Crafting good commit messages is crucial to the history of work on a project being clear and readable. Commit messages should describe the purpose of the commit, and not be redundant with what Git is already recording ("Update code" or "Modify slides.lyx" are redundant; "Refactor estimate() function" and "Add robustness figure to slides" are better). Commit messages should be written in sentence case, use the imperative mood, and not end in a period ("#123 Revise abstract") not ("#123 abstract."). This post by Chris Beams has an excellent discussion of what makes a good commit message.

Any commit to main, that is merged to main, or that defines an issue deliverable should follow a complete run of the relevant modules / directories' build scripts (e.g., scons or make.py).

Pull Request

The title of the pull request should be PR for #X: original_issue_title where X is the Github issue number (e.g., "PR for #123: Update appendix figures").

If the work in the issue affects the main paper draft, the pull should include a PDF diff comparing the draft before vs. after the work in the issue.

A pull request is not required if changes will not be merged to main.

Pull Review

The description / first comment of the pull request should provide instructions that define the scope of the review along with any information the reviewer will need to execute it efficiently.

Any issue that involves substantial changes to code should be reviewed by at least one other lab member, typically an RA.

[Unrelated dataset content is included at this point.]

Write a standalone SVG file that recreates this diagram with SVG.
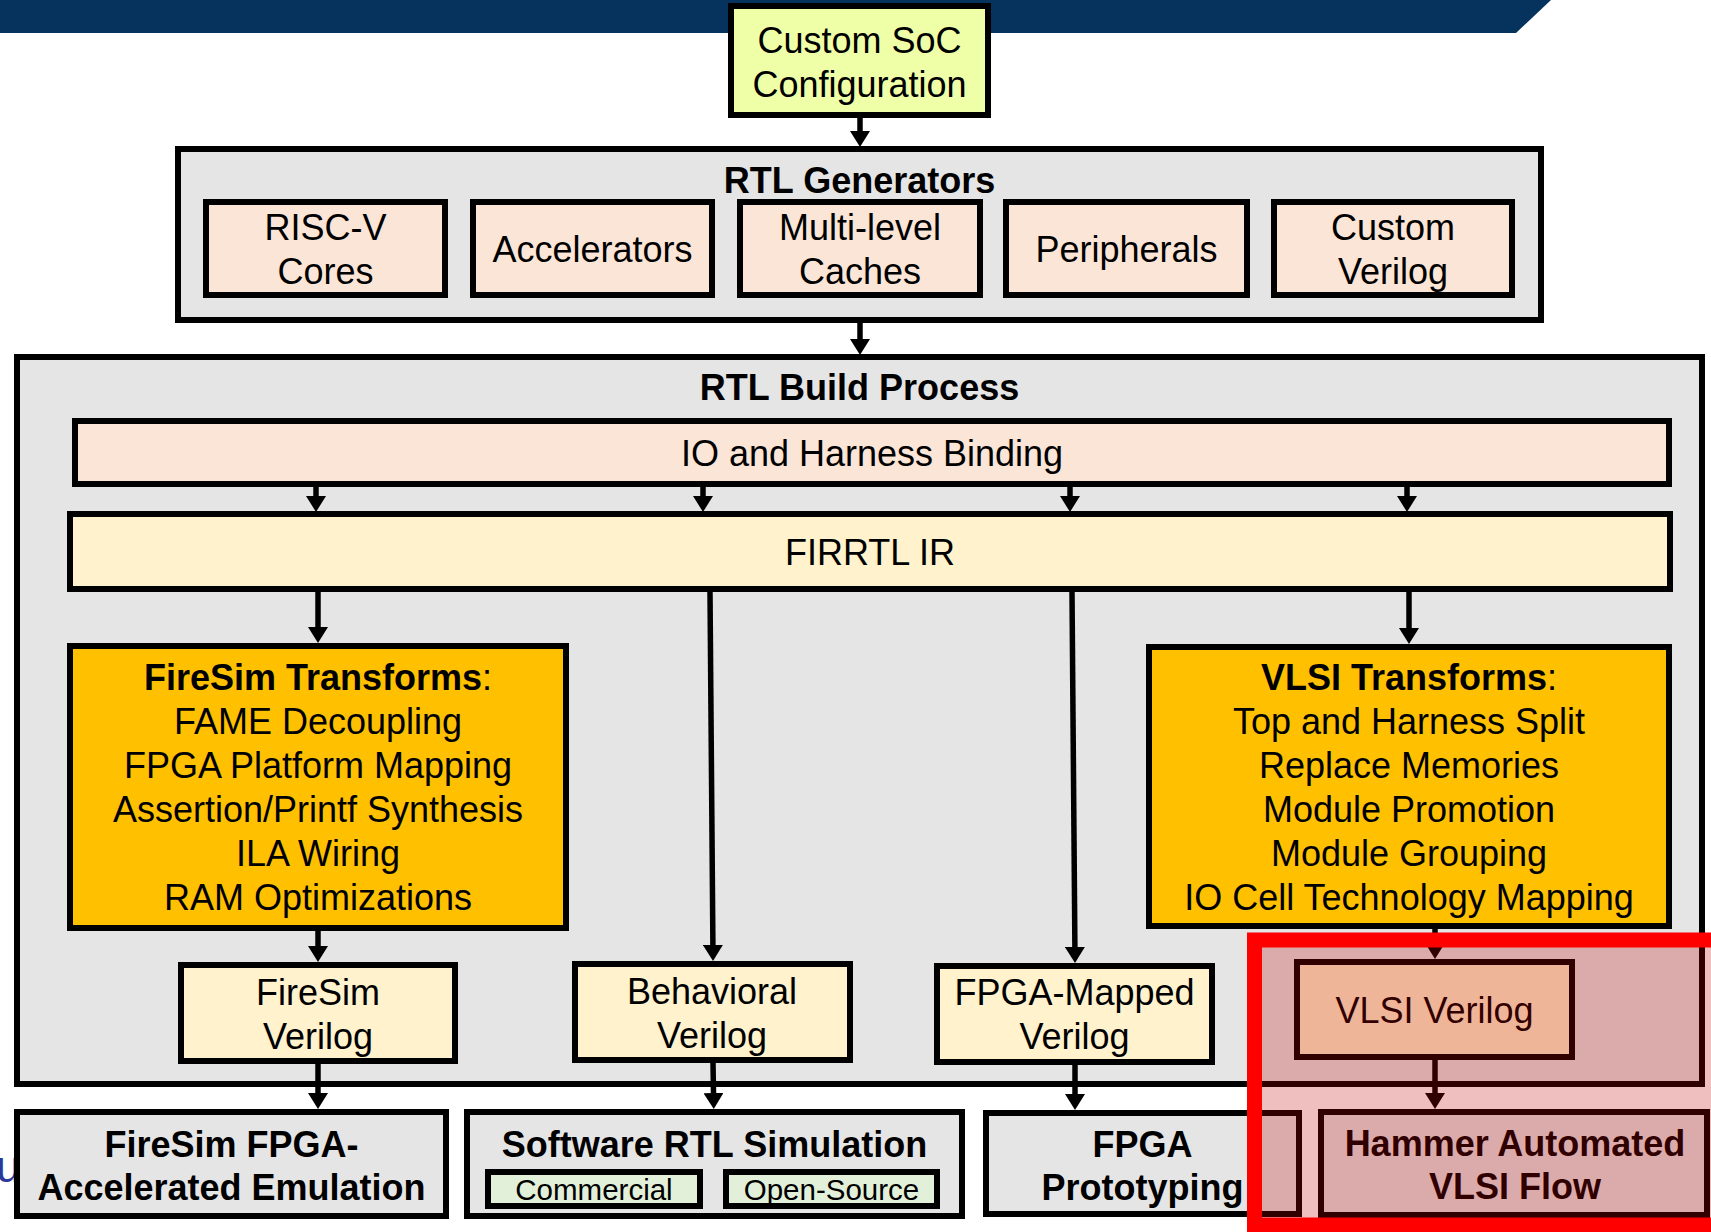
<svg xmlns="http://www.w3.org/2000/svg" width="1711" height="1232" viewBox="0 0 1711 1232">
<defs>
<style>
text{font-family:"Liberation Sans",Arial,sans-serif;font-size:36px;fill:#000;text-anchor:middle}
.b{font-weight:bold}
.s{font-size:29.5px}
.box{stroke:#000;stroke-width:6}
.grey{fill:#E5E5E5}
.peach{fill:#FBE5D6}
.cream{fill:#FFF2CC}
.gold{fill:#FFC000}
.green{fill:#E2F0D9}
.lime{fill:#EFFFA7}
.conn line{stroke:#000;stroke-width:5.5;marker-end:url(#ah)}
</style>
<marker id="ah" viewBox="0 0 16 20" refX="0" refY="10" markerWidth="16" markerHeight="20" markerUnits="userSpaceOnUse" orient="auto">
<path d="M0,0 L16,10 L0,20 z" fill="#000"/>
</marker>
</defs>
<rect width="1711" height="1232" fill="#fff"/>
<polygon points="0,0 1551,0 1516,33 0,33" fill="#06325E"/>
<text x="-4" y="1182" style="font-size:44px;fill:#2B3A99;text-anchor:start">u</text>

<g id="custom-soc">
<rect class="box lime" x="731" y="6" width="257" height="109"/>
<text x="859.5" y="53">Custom SoC</text>
<text x="859.5" y="97">Configuration</text>
</g>

<g id="rtl-generators">
<rect class="box grey" x="178" y="149" width="1363" height="171"/>
<text class="b" x="859.5" y="193">RTL Generators</text>
</g>
<g id="risc-v">
<rect class="box peach" x="206" y="202" width="239" height="93"/>
<text x="325.5" y="240">RISC-V</text>
<text x="325.5" y="284">Cores</text>
</g>
<g id="accelerators">
<rect class="box peach" x="473" y="202" width="239" height="93"/>
<text x="592.5" y="262">Accelerators</text>
</g>
<g id="caches">
<rect class="box peach" x="740" y="202" width="240" height="93"/>
<text x="860" y="240">Multi-level</text>
<text x="860" y="284">Caches</text>
</g>
<g id="peripherals">
<rect class="box peach" x="1006" y="202" width="241" height="93"/>
<text x="1126.5" y="262">Peripherals</text>
</g>
<g id="custom-verilog">
<rect class="box peach" x="1274" y="202" width="238" height="93"/>
<text x="1393" y="240">Custom</text>
<text x="1393" y="284">Verilog</text>
</g>

<g id="rtl-build">
<rect class="box grey" x="17" y="357" width="1685" height="727"/>
<text class="b" x="859.5" y="400">RTL Build Process</text>
</g>
<g id="io-harness">
<rect class="box peach" x="75" y="421" width="1594" height="63"/>
<text x="872" y="466">IO and Harness Binding</text>
</g>
<g id="firrtl">
<rect class="box cream" x="70" y="514" width="1600" height="75"/>
<text x="870" y="565">FIRRTL IR</text>
</g>
<g id="firesim-transforms">
<rect class="box gold" x="70" y="646" width="496" height="282"/>
<text x="318" y="690"><tspan class="b">FireSim Transforms</tspan>:</text>
<text x="318" y="734">FAME Decoupling</text>
<text x="318" y="778">FPGA Platform Mapping</text>
<text x="318" y="822">Assertion/Printf Synthesis</text>
<text x="318" y="866">ILA Wiring</text>
<text x="318" y="910">RAM Optimizations</text>
</g>
<g id="vlsi-transforms">
<rect class="box gold" x="1149" y="647" width="520" height="279"/>
<text x="1409" y="690"><tspan class="b">VLSI Transforms</tspan>:</text>
<text x="1409" y="734">Top and Harness Split</text>
<text x="1409" y="778">Replace Memories</text>
<text x="1409" y="822">Module Promotion</text>
<text x="1409" y="866">Module Grouping</text>
<text x="1409" y="910">IO Cell Technology Mapping</text>
</g>
<g id="firesim-verilog">
<rect class="box cream" x="181" y="965" width="274" height="96"/>
<text x="318" y="1005">FireSim</text>
<text x="318" y="1049">Verilog</text>
</g>
<g id="behavioral-verilog">
<rect class="box cream" x="575" y="964" width="275" height="96"/>
<text x="712" y="1004">Behavioral</text>
<text x="712" y="1048">Verilog</text>
</g>
<g id="fpga-mapped-verilog">
<rect class="box cream" x="937" y="966" width="275" height="96"/>
<text x="1074.5" y="1005">FPGA-Mapped</text>
<text x="1074.5" y="1049">Verilog</text>
</g>
<g id="vlsi-verilog">
<rect class="box cream" x="1297" y="962" width="275" height="95"/>
<text x="1434.5" y="1023">VLSI Verilog</text>
</g>

<g id="firesim-emulation">
<rect class="box grey" x="17" y="1112" width="429" height="104"/>
<text class="b" x="231.5" y="1157">FireSim FPGA-</text>
<text class="b" x="231.5" y="1200">Accelerated Emulation</text>
</g>
<g id="software-sim">
<rect class="box grey" x="467" y="1112" width="495" height="104"/>
<text class="b" x="714.5" y="1157">Software RTL Simulation</text>
</g>
<g id="commercial">
<rect class="box green" x="488" y="1172" width="212" height="34"/>
<text class="s" x="594" y="1200">Commercial</text>
</g>
<g id="open-source">
<rect class="box green" x="726" y="1172" width="211" height="34"/>
<text class="s" x="831.5" y="1200">Open-Source</text>
</g>
<g id="fpga-prototyping">
<rect class="box grey" x="986" y="1113" width="313" height="101"/>
<text class="b" x="1142.5" y="1157">FPGA</text>
<text class="b" x="1142.5" y="1200">Prototyping</text>
</g>
<g id="hammer">
<rect class="box grey" x="1321" y="1112" width="386" height="103"/>
<text class="b" x="1515" y="1156">Hammer Automated</text>
<text class="b" x="1515" y="1199">VLSI Flow</text>
</g>

<g id="connectors" class="conn">
<line x1="860" y1="118" x2="860" y2="131"/>
<line x1="860" y1="323" x2="860" y2="339"/>
<line x1="316" y1="487" x2="316" y2="496"/>
<line x1="703" y1="487" x2="703" y2="496"/>
<line x1="1070" y1="487" x2="1070" y2="496"/>
<line x1="1407" y1="487" x2="1407" y2="496"/>
<line x1="318" y1="592" x2="318" y2="627"/>
<line x1="710" y1="592" x2="712.9" y2="945"/>
<line x1="1072" y1="592" x2="1074.9" y2="947"/>
<line x1="1409" y1="592" x2="1409" y2="628"/>
<line x1="318" y1="931" x2="318" y2="946"/>
<line x1="1435" y1="929" x2="1435" y2="943"/>
<line x1="318" y1="1064" x2="318" y2="1093"/>
<line x1="713" y1="1063" x2="713.5" y2="1093"/>
<line x1="1075" y1="1065" x2="1075" y2="1094"/>
<line x1="1435" y1="1060" x2="1435" y2="1093"/>
</g>

<rect id="highlight" x="1254.5" y="940" width="480" height="285" fill="#C00000" fill-opacity="0.25" stroke="#FF0000" stroke-width="15"/>
</svg>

The job of the reviewer is to verify that:

  • The deliverable is clear, complete, and conforms to the standards here
  • Files committed to the repository conform to our organizational and code style rules
  • Empirical and theoretical results are clear and appear correct
  • Saved data meet our integrity criteria

It is not typically the job of the reviewer to go over every detail of the output and every line of code. While commenting on fine points of code style from time to time is fine, for example, this should not be the primary content of the review. When requesting review the assignee can request feedback in addition to the above: e.g., particular code or results that need a careful check.

Summary

When an issue is complete, you should post a final summary comment. All completed issues must have one and only one summary comment. If changes made after the summary is written, you should edit the summary comment in place rather than creating a new one. To make the summary comment easy to find, please try to avoid commenting on an issue after it has been summarized.

The summary comment should begin with Summary. It should briefly recap what the issue accomplished. It should either contain or link to the deliverable.

Deliverable

The form of the deliverable may be any combination of:

  • Content added to the draft, slides, etc. in the repository
  • A PDF or markdown file
  • A summary in the final comment in the issue thread

The deliverable should be self-contained. It should usually begin with a concise summary of the issue goal and the conclusions (e.g., answer to an empirical question), followed by supporting detail. A user should be able to learn all relevant results from the deliverable without looking back at the comment thread or task description.

The deliverable should contain enough information that another user could replicate its results. For figures, tables, or other results produced by code, a user should be able to identify the relevant code and reproduce the output. This will usually be automatic when the output is produced inside the repository. For output produced by hand (e.g., literature reviews, manual calculations) the deliverable should include enough information about the steps performed that a user could have a decent shot at repeating them.